L'ennesimo psicodramma dem si consumerà domani a Palazzo Madama, con l'elezione del nuovo presidente del gruppo. Se a Montecitorio il passaggio di consegne chiesto da Enrico Letta (con la «copertura» della questione di genere e la richiesta di due donne capogruppo) sarà più indolore, perché il presidente dei deputati Graziano Delrio ha dato la sua «massima disponibilità» a farsi da parte per eleggere al proprio posto una donna, al Senato Andrea Marcucci, dopo l'assemblea di gruppo col segretario, ha fatto sapere che valuterà nelle prossime ore se ricandidarsi o meno, e non ha risparmiato a Letta critiche politiche, ricordando i momenti «drammatici» della scissione renziana (e lui di Renzi è amico personale, oltre ad esserne stato supporter della prima ora nel partito) e la scelta di tanti come lui «di restare con convinzione nel Pd. Eppure - ha sottolineato - qualcuno ha continuato a chiamarci corpo estraneo, dentro il nostro partito». Parole analoghe a quelle usate da molti altri esponenti dell'ala riformista ex renziana: «Non ci piace l'epiteto ex che è stato usato in modo negativo nei nostri confronti», dice Emanuele Fiano. «La parità di genere non può essere l'alibi per una punizione politica», hanno ripetuto in molti. E Marcucci non ha risparmiato una battuta pungente: «Per coerenza, bisognerebbe interrompere anche la tradizione di avere sempre segretari uomini».
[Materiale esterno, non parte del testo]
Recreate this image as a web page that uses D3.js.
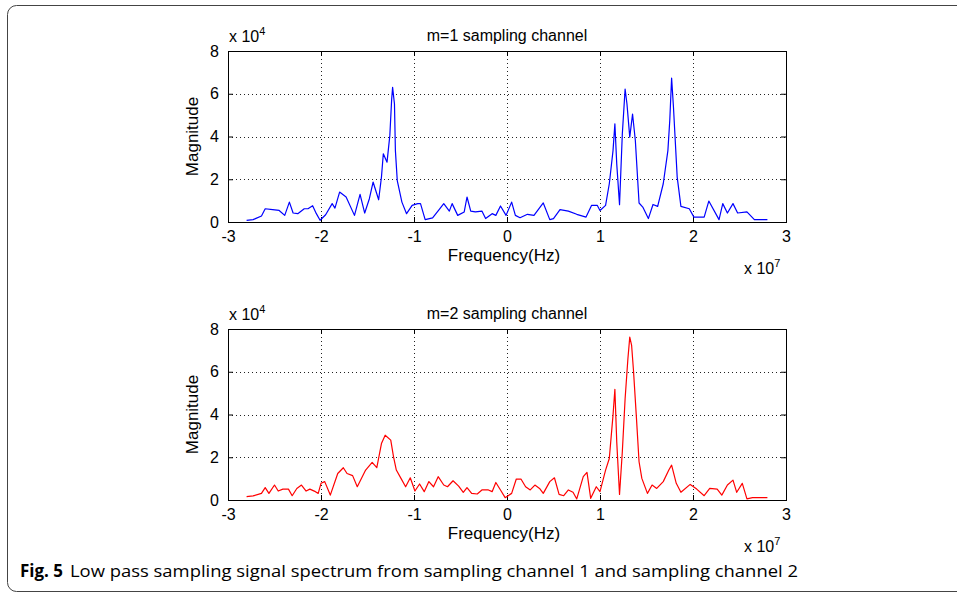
<!DOCTYPE html>
<html>
<head>
<meta charset="utf-8">
<script src="https://d3js.org/d3.v7.min.js"></script>
<style>
  body { margin: 0; background: #fff; }
  svg { display: block; }
</style>
</head>
<body>
<div id="chart-area"></div>
<script>
// frequency in units of 1e7 Hz, magnitude in units of 1e4
var xTicks = [-3, -2, -1, 0, 1, 2, 3];
var yTicks = [0, 2, 4, 6, 8];
var titles = ["m=1 sampling channel", "m=2 sampling channel"];
var colors = ["#0000ff", "#ff0000"];

var ch1Points = [
  [-2.80,0.08],[-2.73,0.11],[-2.64,0.28],[-2.60,0.62],[-2.52,0.58],[-2.45,0.54],[-2.39,0.31],
  [-2.34,0.93],[-2.30,0.42],[-2.25,0.39],[-2.18,0.62],[-2.14,0.62],[-2.09,0.76],[-2.05,0.39],
  [-2.01,0.08],[-1.95,0.34],[-1.88,0.86],[-1.85,0.65],[-1.80,1.40],[-1.73,1.17],[-1.64,0.31],
  [-1.58,1.29],[-1.53,0.42],[-1.48,1.09],[-1.44,1.87],[-1.38,1.04],[-1.35,2.10],[-1.33,3.19],
  [-1.29,2.80],[-1.26,4.04],[-1.24,5.75],[-1.23,6.30],[-1.21,5.52],[-1.20,3.34],[-1.18,1.94],
  [-1.13,0.93],[-1.08,0.39],[-1.02,0.78],[-0.96,0.86],[-0.93,0.86],[-0.88,0.11],[-0.80,0.19],
  [-0.73,0.58],[-0.68,0.86],[-0.62,0.51],[-0.59,0.86],[-0.53,0.31],[-0.46,0.47],[-0.43,1.17],
  [-0.39,0.51],[-0.34,0.47],[-0.27,0.51],[-0.23,0.16],[-0.16,0.39],[-0.12,0.31],[-0.07,0.75],
  [-0.01,0.31],[0.05,0.93],[0.09,0.31],[0.14,0.20],[0.22,0.36],[0.29,0.31],[0.39,0.89],
  [0.46,0.11],[0.50,0.16],[0.57,0.58],[0.66,0.51],[0.75,0.36],[0.85,0.23],[0.91,0.78],
  [0.97,0.78],[1.00,0.54],[1.06,0.78],[1.10,1.79],[1.14,3.34],[1.16,4.59],[1.18,2.72],
  [1.21,0.81],[1.24,4.12],[1.27,6.22],[1.29,5.52],[1.32,3.97],[1.35,5.05],[1.38,3.81],
  [1.42,0.89],[1.46,0.70],[1.52,0.16],[1.57,0.82],[1.62,0.73],[1.68,1.79],[1.73,3.34],
  [1.75,4.74],[1.77,6.73],[1.79,5.37],[1.83,2.10],[1.87,0.73],[1.96,0.62],[2.01,0.23],
  [2.12,0.23],[2.17,0.98],[2.28,0.11],[2.32,0.86],[2.37,0.42],[2.43,0.86],[2.48,0.42],
  [2.58,0.47],[2.66,0.11],[2.80,0.11]
];

var ch2Points = [
  [-2.80,0.16],[-2.73,0.19],[-2.64,0.31],[-2.60,0.58],[-2.56,0.31],[-2.50,0.70],[-2.46,0.42],
  [-2.41,0.51],[-2.35,0.51],[-2.31,0.20],[-2.26,0.54],[-2.21,0.70],[-2.16,0.42],[-2.12,0.51],
  [-2.06,0.39],[-2.03,0.31],[-2.00,0.78],[-1.96,0.86],[-1.90,0.23],[-1.82,1.24],[-1.76,1.51],
  [-1.72,1.24],[-1.66,1.14],[-1.61,0.62],[-1.52,1.40],[-1.45,1.76],[-1.40,1.51],[-1.35,2.64],
  [-1.31,3.03],[-1.25,2.80],[-1.22,2.02],[-1.19,1.40],[-1.14,1.01],[-1.09,0.62],[-1.04,1.04],
  [-0.99,0.42],[-0.94,0.75],[-0.89,0.39],[-0.84,0.86],[-0.79,0.62],[-0.74,1.09],[-0.68,0.70],
  [-0.64,0.62],[-0.58,0.90],[-0.52,0.65],[-0.47,0.36],[-0.43,0.58],[-0.38,0.31],[-0.32,0.28],
  [-0.27,0.47],[-0.20,0.47],[-0.16,0.39],[-0.12,0.82],[-0.07,0.47],[-0.02,0.11],[0.05,0.31],
  [0.10,0.98],[0.15,0.98],[0.20,0.62],[0.25,0.47],[0.30,0.70],[0.35,0.54],[0.39,0.31],
  [0.46,0.86],[0.51,1.04],[0.56,0.26],[0.61,0.20],[0.66,0.47],[0.71,0.36],[0.75,0.05],
  [0.82,1.09],[0.86,1.29],[0.90,0.08],[0.96,0.62],[1.00,0.39],[1.06,1.40],[1.10,1.94],
  [1.14,3.97],[1.16,5.18],[1.18,2.72],[1.21,0.26],[1.24,2.26],[1.27,4.74],[1.30,6.61],
  [1.32,7.62],[1.34,7.23],[1.36,6.06],[1.39,3.97],[1.42,1.79],[1.45,1.01],[1.51,0.31],
  [1.56,0.70],[1.61,0.54],[1.68,0.86],[1.74,1.40],[1.77,1.63],[1.82,0.78],[1.87,0.36],
  [1.97,0.73],[2.04,0.51],[2.12,0.20],[2.18,0.54],[2.26,0.51],[2.31,0.23],[2.37,0.70],
  [2.43,0.93],[2.47,0.36],[2.53,0.78],[2.58,0.05],[2.64,0.11],[2.80,0.11]
];

var series = [ch1Points, ch2Points];

var W = 957, H = 594;
var plotLeft = 228, plotRight = 786;
var plotTops = [51, 329], plotH = 171;
var labelFont = "Liberation Sans, Arial, sans-serif";

var svg = d3.select("#chart-area")
    .append("svg")
        .attr("width", W)
        .attr("height", H)
        .style("font-family", labelFont);

// outer figure frame
svg.append("rect")
    .attr("x", 7.5)
    .attr("y", 5.5)
    .attr("width", 970)
    .attr("height", 586)
    .attr("rx", 9)
    .attr("fill", "none")
    .attr("stroke", "#444")
    .attr("stroke-width", 1);

var x = d3.scaleLinear()
    .domain([-3, 3])
    .range([0, plotRight - plotLeft]);

var y = d3.scaleLinear()
    .domain([0, 8])
    .range([plotH, 0]);

var line = d3.line()
    .x(function(d){ return x(d[0]); })
    .y(function(d){ return y(d[1]); });

var plain = function(d){ return String(d); };

series.forEach(function(data, i) {
    var g = svg.append("g")
        .attr("transform", "translate(" + plotLeft + "," + plotTops[i] + ")");
    var w = plotRight - plotLeft;

    // dotted grid
    g.selectAll(".vgrid").data(xTicks.slice(1, -1)).enter()
        .append("line")
        .attr("x1", function(d){ return Math.round(x(d)) + 0.5; })
        .attr("x2", function(d){ return Math.round(x(d)) + 0.5; })
        .attr("y1", 0).attr("y2", plotH)
        .attr("stroke", "#222")
        .attr("stroke-dasharray", "1,3");
    g.selectAll(".hgrid").data(yTicks.slice(1, -1)).enter()
        .append("line")
        .attr("y1", function(d){ return Math.round(y(d)) + 0.5; })
        .attr("y2", function(d){ return Math.round(y(d)) + 0.5; })
        .attr("x1", 0).attr("x2", w)
        .attr("stroke", "#222")
        .attr("stroke-dasharray", "1,3");

    // axes with inward ticks on all sides
    var xb = g.append("g").attr("transform", "translate(0," + plotH + ")")
        .call(d3.axisBottom(x).tickValues(xTicks).tickSizeInner(-5).tickSizeOuter(0)
            .tickPadding(9).tickFormat(plain));
    var xt = g.append("g")
        .call(d3.axisTop(x).tickValues(xTicks).tickSizeInner(-5).tickSizeOuter(0).tickFormat(""));
    var yl = g.append("g")
        .call(d3.axisLeft(y).tickValues(yTicks).tickSizeInner(-5).tickSizeOuter(0)
            .tickPadding(9).tickFormat(plain));
    var yr = g.append("g").attr("transform", "translate(" + w + ",0)")
        .call(d3.axisRight(y).tickValues(yTicks).tickSizeInner(-5).tickSizeOuter(0).tickFormat(""));
    [xb, xt, yl, yr].forEach(function(a){
        a.attr("font-family", labelFont);
        a.selectAll("path, line").attr("stroke", "#000");
        a.selectAll("text")
            .attr("font-size", "16px")
            .attr("fill", "#000");
    });

    g.append("path")
        .datum(data)
        .attr("fill", "none")
        .attr("stroke", colors[i])
        .attr("stroke-width", 1.2)
        .attr("stroke-linejoin", "round")
        .attr("d", line);

    // box on top
    g.append("rect")
        .attr("x", 0.5).attr("y", 0.5)
        .attr("width", w).attr("height", plotH)
        .attr("fill", "none")
        .attr("stroke", "#000");

    // labels
    g.append("text")
        .attr("x", 279)
        .attr("y", -10)
        .attr("font-size", "16px")
        .attr("text-anchor", "middle")
        .text(titles[i]);
    var e4 = g.append("text")
        .attr("x", 1)
        .attr("y", -9)
        .attr("font-size", "16px");
    e4.append("tspan").text("x 10");
    e4.append("tspan").attr("font-size", "11px").attr("dy", -7).text("4");

    g.append("text")
        .attr("transform", "translate(-30," + (plotH / 2) + ") rotate(-90)")
        .attr("font-size", "17px")
        .attr("text-anchor", "middle")
        .text("Magnitude");
    g.append("text")
        .attr("x", 276)
        .attr("y", plotH + 39)
        .attr("font-size", "17px")
        .attr("text-anchor", "middle")
        .text("Frequency(Hz)");
    var e7 = g.append("text")
        .attr("x", 516)
        .attr("y", plotH + 52)
        .attr("font-size", "16px");
    e7.append("tspan").text("x 10");
    e7.append("tspan").attr("font-size", "11px").attr("dy", -7).text("7");
});

// caption
svg.append("text")
    .attr("x", 20)
    .attr("y", 577)
    .style("font-family", "'Open Sans', sans-serif")
    .attr("font-weight", "bold")
    .attr("font-size", "17px")
    .attr("textLength", 43)
    .attr("lengthAdjust", "spacingAndGlyphs")
    .text("Fig. 5");
svg.append("text")
    .attr("x", 70)
    .attr("y", 577)
    .style("font-family", "'Open Sans', sans-serif")
    .attr("font-size", "17px")
    .attr("textLength", 728)
    .attr("lengthAdjust", "spacingAndGlyphs")
    .text("Low pass sampling signal spectrum from sampling channel 1 and sampling channel 2");
</script>
</body>
</html>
Ma l'esito della partita è già scritto, lo stesso Letta a sera si dice «ottimista» sulle conclusioni e parla di «clima franco ma costruttivo». E nel colloquio a quattrocchi avuto con Marcucci prima della riunione di gruppo è stato prodigo di riconoscimenti per il lavoro svolto. Ai parlamentari si è rivolto con accenti accorati: «Vi chiedo di aiutarmi, evitiamo di stare sui giornali settimane per questioni interne». E ancora: «Fidatevi di me, sono tornato per scrivere insieme a voi un pezzo di storia del paese». E in un passaggio rivelatore, Letta ha fatto capire qual è uno dei principali snodi cui guarda, anche in funzione degli organigrammi interni: «L'elezione del nuovo capo dello Stato sarà un momento cerniera per il paese, anche per questo abbiamo bisogno di gruppi ben coordinati: non possiamo sbagliare».
Il nome della futura capogruppo in Senato sarà scelto da Base Riformista, la componente di Marcucci, Guerini e Lotti, e in pole position c'è Simona Malpezzi (che libererebbe un posto al governo). Alla Camera dovrebbero giocarsela Debora Serracchiani e Marianna Madia. Intanto Letta prosegue il suo giro di incontri, e ha annunciato che oggi vedrà Giuseppe Conte, che in attesa di prendere l'ambito posto di Vito Crimi si trova al momento alle prese con la guerra di carte bollate tra Casaleggio e Grillo, che ha trovato il modo di ottenere una consulenza legale gratuita grazie all'ex premier.
Conte è ansioso di proporsi come interlocutore politico principale per il nuovo segretario Pd, e iniziare a studiare le possibili mosse comuni in vista delle Amministrative. Nel frattempo, al Senato si consuma il silenzioso dramma del Gruppo Europeista, fondato - inutilmente - da vari transfughi per salvare il governo Conte e che ieri ha perso due senatori, e sta per saltare.